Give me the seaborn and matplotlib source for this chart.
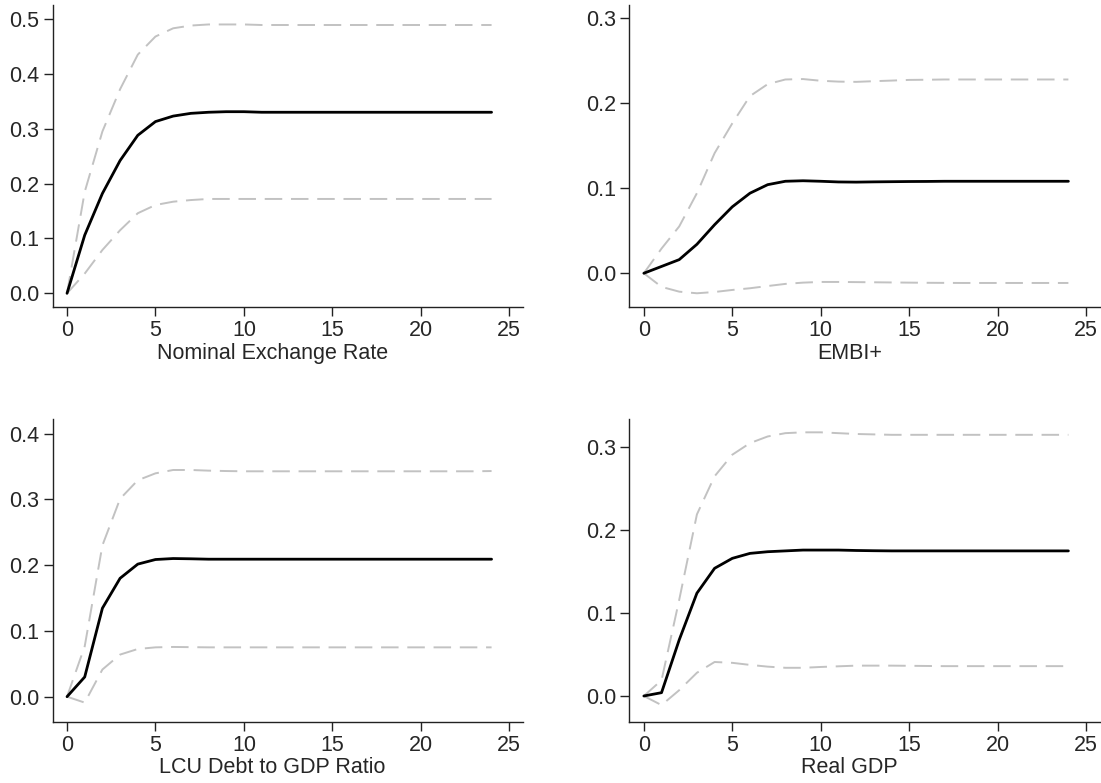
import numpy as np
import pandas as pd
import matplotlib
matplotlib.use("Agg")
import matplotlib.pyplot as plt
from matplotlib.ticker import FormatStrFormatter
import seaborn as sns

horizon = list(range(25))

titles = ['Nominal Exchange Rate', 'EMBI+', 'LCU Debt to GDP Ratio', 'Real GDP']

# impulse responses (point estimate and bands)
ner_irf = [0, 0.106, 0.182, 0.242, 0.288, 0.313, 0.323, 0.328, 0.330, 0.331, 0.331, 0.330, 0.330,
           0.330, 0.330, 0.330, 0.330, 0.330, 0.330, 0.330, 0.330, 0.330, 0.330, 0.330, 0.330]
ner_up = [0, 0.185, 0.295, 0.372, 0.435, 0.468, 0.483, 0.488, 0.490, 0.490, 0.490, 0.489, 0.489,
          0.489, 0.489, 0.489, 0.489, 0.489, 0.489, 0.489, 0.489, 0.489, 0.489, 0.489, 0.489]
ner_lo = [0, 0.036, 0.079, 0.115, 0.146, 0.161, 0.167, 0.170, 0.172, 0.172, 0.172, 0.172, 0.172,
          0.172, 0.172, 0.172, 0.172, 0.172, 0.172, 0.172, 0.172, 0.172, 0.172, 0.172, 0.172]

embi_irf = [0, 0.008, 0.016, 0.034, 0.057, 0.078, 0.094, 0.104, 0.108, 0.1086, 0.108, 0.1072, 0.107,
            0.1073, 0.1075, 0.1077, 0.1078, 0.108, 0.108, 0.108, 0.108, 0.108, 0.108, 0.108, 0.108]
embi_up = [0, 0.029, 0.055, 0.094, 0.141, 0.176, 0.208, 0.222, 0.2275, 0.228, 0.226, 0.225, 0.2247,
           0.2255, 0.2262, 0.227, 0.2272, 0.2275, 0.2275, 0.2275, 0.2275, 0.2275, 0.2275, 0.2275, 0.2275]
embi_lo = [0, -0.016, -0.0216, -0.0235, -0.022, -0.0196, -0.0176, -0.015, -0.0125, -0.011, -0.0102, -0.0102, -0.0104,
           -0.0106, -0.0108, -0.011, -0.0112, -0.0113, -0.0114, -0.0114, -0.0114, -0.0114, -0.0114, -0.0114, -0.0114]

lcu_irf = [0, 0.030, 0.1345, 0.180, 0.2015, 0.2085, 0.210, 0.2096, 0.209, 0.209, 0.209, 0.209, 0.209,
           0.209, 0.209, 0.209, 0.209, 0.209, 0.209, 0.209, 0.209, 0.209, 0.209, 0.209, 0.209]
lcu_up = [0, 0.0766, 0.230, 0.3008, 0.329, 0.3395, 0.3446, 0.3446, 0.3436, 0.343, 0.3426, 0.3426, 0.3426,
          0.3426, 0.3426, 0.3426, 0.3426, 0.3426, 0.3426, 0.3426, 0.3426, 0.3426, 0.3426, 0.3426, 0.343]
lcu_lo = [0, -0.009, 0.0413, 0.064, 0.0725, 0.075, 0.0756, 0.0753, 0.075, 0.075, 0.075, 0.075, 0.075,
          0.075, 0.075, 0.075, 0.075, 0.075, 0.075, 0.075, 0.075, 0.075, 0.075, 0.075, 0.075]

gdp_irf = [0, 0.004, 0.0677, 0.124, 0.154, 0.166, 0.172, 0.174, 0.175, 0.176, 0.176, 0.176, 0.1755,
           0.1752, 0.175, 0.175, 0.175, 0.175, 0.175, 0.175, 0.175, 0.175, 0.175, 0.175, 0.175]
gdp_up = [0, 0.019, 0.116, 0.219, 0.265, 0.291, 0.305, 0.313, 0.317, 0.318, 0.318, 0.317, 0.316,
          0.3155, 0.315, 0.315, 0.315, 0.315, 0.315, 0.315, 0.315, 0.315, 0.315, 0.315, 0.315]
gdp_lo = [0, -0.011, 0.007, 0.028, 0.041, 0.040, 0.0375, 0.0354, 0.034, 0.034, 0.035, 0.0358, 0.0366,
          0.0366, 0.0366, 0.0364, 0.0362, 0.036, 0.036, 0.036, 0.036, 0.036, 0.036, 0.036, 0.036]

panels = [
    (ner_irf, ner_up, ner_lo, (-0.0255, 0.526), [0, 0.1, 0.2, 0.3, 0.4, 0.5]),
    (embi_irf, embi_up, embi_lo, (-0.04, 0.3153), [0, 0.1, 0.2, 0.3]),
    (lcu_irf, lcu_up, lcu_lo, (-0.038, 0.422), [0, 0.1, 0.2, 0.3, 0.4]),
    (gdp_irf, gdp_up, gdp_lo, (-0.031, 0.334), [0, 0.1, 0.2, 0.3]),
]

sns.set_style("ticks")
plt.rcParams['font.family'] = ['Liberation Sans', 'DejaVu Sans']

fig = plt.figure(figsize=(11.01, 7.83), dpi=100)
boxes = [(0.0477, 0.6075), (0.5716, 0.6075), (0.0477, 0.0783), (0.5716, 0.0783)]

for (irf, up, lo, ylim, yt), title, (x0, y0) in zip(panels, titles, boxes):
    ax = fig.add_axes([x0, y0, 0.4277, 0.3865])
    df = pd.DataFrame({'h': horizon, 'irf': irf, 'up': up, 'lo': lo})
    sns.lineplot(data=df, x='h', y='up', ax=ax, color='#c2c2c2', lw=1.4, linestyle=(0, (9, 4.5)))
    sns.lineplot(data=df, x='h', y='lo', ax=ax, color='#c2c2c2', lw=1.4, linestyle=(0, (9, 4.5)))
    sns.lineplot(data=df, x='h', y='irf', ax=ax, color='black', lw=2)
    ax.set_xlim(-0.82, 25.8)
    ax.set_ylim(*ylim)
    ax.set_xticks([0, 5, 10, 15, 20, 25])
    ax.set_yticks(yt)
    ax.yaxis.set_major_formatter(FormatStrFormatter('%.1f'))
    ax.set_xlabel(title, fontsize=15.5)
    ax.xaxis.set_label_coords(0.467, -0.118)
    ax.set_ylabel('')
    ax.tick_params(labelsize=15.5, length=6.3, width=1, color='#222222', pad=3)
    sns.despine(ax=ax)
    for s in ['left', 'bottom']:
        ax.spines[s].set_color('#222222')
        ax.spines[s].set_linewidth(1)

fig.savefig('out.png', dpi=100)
^^^^
- [EXERCISE]:
Write out exactly the lines between the start of the data and the line with "titles = ['Nominal", including both, but none of the pictures.

- [RESPONSE FOR THIS EXERCISE]:
Give me the seaborn and matplotlib source for this chart.
import numpy as np
import pandas as pd
import matplotlib
matplotlib.use("Agg")
import matplotlib.pyplot as plt
from matplotlib.ticker import FormatStrFormatter
import seaborn as sns

horizon = list(range(25))

titles = ['Nominal Exchange Rate', 'EMBI+', 'LCU Debt to GDP Ratio', 'Real GDP']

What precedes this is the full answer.